The trial of Salim Ayyash was cancelled over lack of funds

A statue of assassinated former Lebanese Prime Minister Rafik Hariri at the site of the 2005 explosion in Beirut, Lebanon. EPA
A statue of assassinated former Lebanese Prime Minister Rafik Hariri at the site of the 2005 explosion in Beirut, Lebanon. EPA

Lebanon’s prime minister-designate Saad Hariri has called on the country to continue funding a UN-backed court set up to prosecute crimes related to the 2005 assassination of his father, former prime minister Rafik Hariri.

The court announced last week that it was halting legal proceedings over a lack of funds and cancelling a new trial against Salim Ayyash, a member of Iran-backed Lebanese armed group Hezbollah who was convicted in the case last year in his absence.

“We call on the Lebanese state to pay its dues and we call on friendly and brotherly countries to submit financial obligations to the Special Tribunal for Lebanon, because its work would put an end to political killings,” Mr Hariri's press office said.

The UN and foreign donations pay for 51 per cent of the budget of the Special Tribunal for Lebanon.

Although Lebanon is responsible for the rest, it has been unable to fulfil its commitments due to a crippling economic crisis that began in 2019.
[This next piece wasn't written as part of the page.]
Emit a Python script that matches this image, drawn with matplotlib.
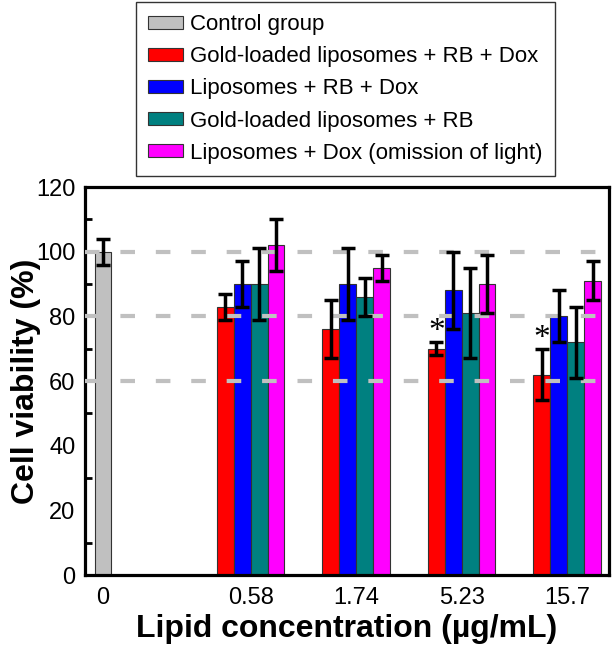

In March, the UN granted $15.5 million in additional funding, but this was not enough.

Mr Hariri described the suspension of the tribunal as a “sad decision”.

“We fear that abandoning the Special Tribunal for Lebanon would be an abandonment of justice and human rights,” his press office said.

“This is something that would encourage political assassinations, impunity and the consecration of the law of the jungle in a country like Lebanon that is drowning in a sea of crises.”

Political paralysis has worsened Lebanon’s economic crisis. Bickering among politicians, including Mr Hariri, has stalled the formation of a new Cabinet since last August.

Mr Hariri’s tweets come a day after Lebanon’s caretaker prime minister Hassan Diab urged the UN and the international community to explore alternative mechanisms to finance the tribunal.

The STL was set up in 2009 at the request of the Lebanese government and was scheduled to try Ayyash on June 16 for attacks on three senior politicians that the court said were linked to Hariri’s killings.

But Hezbollah has refused to recognise the legitimacy of the tribunal and never handed him over to the Lebanese authorities.

Lebanese investigations into political assassinations have never yielded results. The most recent killing occurred on February 4, when political activist and writer Lokman Slim was found dead in a rental car in south Lebanon. He had been shot six times in the back and the head.

The UN denounced in March a “reported surge of arrests, intimidations, threats and violence against human rights defenders, journalists and activists”.

Rafik Hariri was assassinated on February 14, 2005, when his convoy of vehicles was targeted by a truck bomb in Beirut. A total of 22 people were killed in the blast and 220 injured.